8 thoughts on “Designing the Ultimate Tool[Kit] for Studying Videogames

  1. $50,000 would fund a pretty kickass LAN party. All kidding aside this sounds great and I think would provide a good model for building other “kits” for media studies. Although I think in the end all-in-one answers are not probably the best idea it is definitely a great exercise for getting us to think about what we would want in more hetergenous solutions.

  2. This is an inspiring proposal–I’d love to see more of these dream-big sessions. So: a quick list of my dream features for the ultimate digital videogame-teaching tool:

    1. an online lab space for videogame-style textual interventions (e.g. what happens to this level if you switch the music file? what happens if this cutscene’s dialogue is translated into Dutch and back into English?)
    **This idea would give me the most payback from such a tool–I feel that the games I teach suffer fiercely from seeming like non-estrangable texts.**

    2. an area for student-generated written FAQs and voice-over walkthroughs, that goes beyond tools for recording and annotating to allow changes like slowing and inserting your own editorial content, plus machinima creation and hosting; (allowing rating/voting on these attempts could prepare students who want to write for actual videogame sites)

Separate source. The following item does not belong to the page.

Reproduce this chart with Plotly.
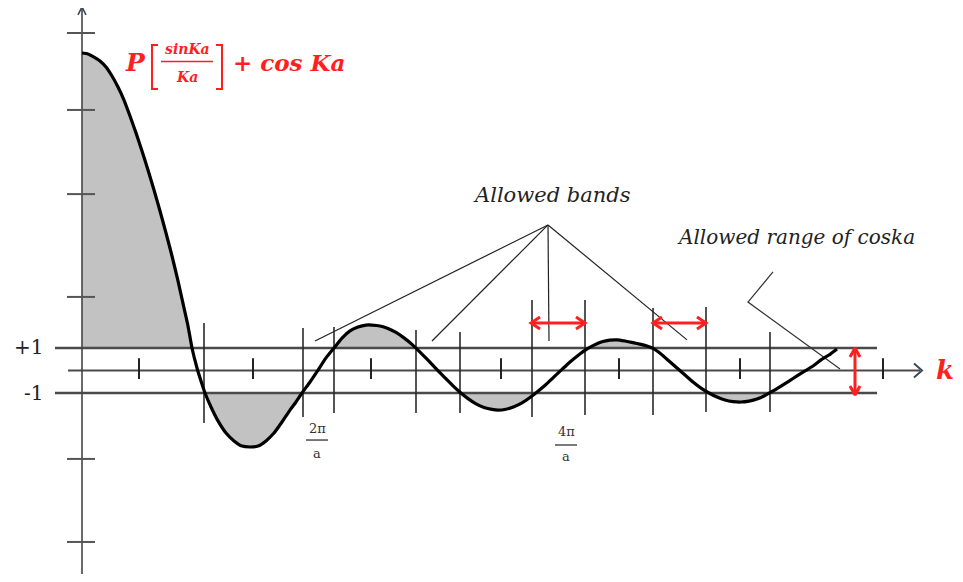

    3. a wiki for amassing knowledge on the culture of video gaming–real use (what did a “typical” gaming den look like in 1987? what foods have been ascribed to a “gamer diet” over time?) and gamer culture around specific odd or forgotten* objects; (an Omeka or similar collection detailing individual students’ changing relationship to videogame titles and platforms over time seems more accessible than trying to get students to perform their histories as analog-text readers)

    4. surveys on basic videogame cultural history (e.g. what is your first videogame memory?) as the basis for both class discussion of peer videogame experience and to provide a wider dataset on gaming culture that students could learn to manipulate with a tool such as Gephi;

    5. emulation storage alongside copyright and fair use lessons, possibly with some side-by-side play capabilities pointing out differences in timing, color, sound, graphics (videogame collation!);

    6. assignments that focused on preservation of the hardware and cartridges (this could even have a writing space asking students to write to game companies and argue for better support of preservation);

    7. a hack lab running the gamut of sophistication from inputting random codes into the Game Genie to Bunnie Huang’s xBox hacking to the stack-overflow Wii exploits that let players reclaim Brawl as a competitive game, teaching coding and circuitry and mechanical play/experimentation/maker culture.

    8. a curated set of Flash metagames prompting critical thinking about how certain standard game features work (e.g. Achievement Unlocked)

    *Weird fact: The Nintendo Power Glove is off the radar for undergrads today (anecdata: I ask my digital literature students if they’d need a Power Glove to do a close reading of SMB3 and they are confused).

  3. Pingback: The Ultimate Videogame-Teaching Tool? « Literature Geek

  4. This looks like a fabulous session, Mark, and I love the ideas being floated here. Amanda’s idea of a cultural history of people’s first exposure to videogames has me thinking about an assignment I could throw at my students this fall.

    What I think could be interesting for games would be something akin to Firebug’s or Chrome’s “Inspect element” feature. When playing a game, could we pause it, and then select a feature of the game and get access to the different pieces of code that are affecting the graphics, physics, and more at the moment? Doing so strikes me as a much more difficult prospect, given the layers of interacting code. But you asked for dreams, and Critical Code Studies would be easier for this.

  5. The more we talk about this the more I think there could be some simultaneous value in aggregating the tools people are already using to interpret and analyze games and just start a games studies tool kit site or something listing out tools that have been used for various platforms. Looking forward to this!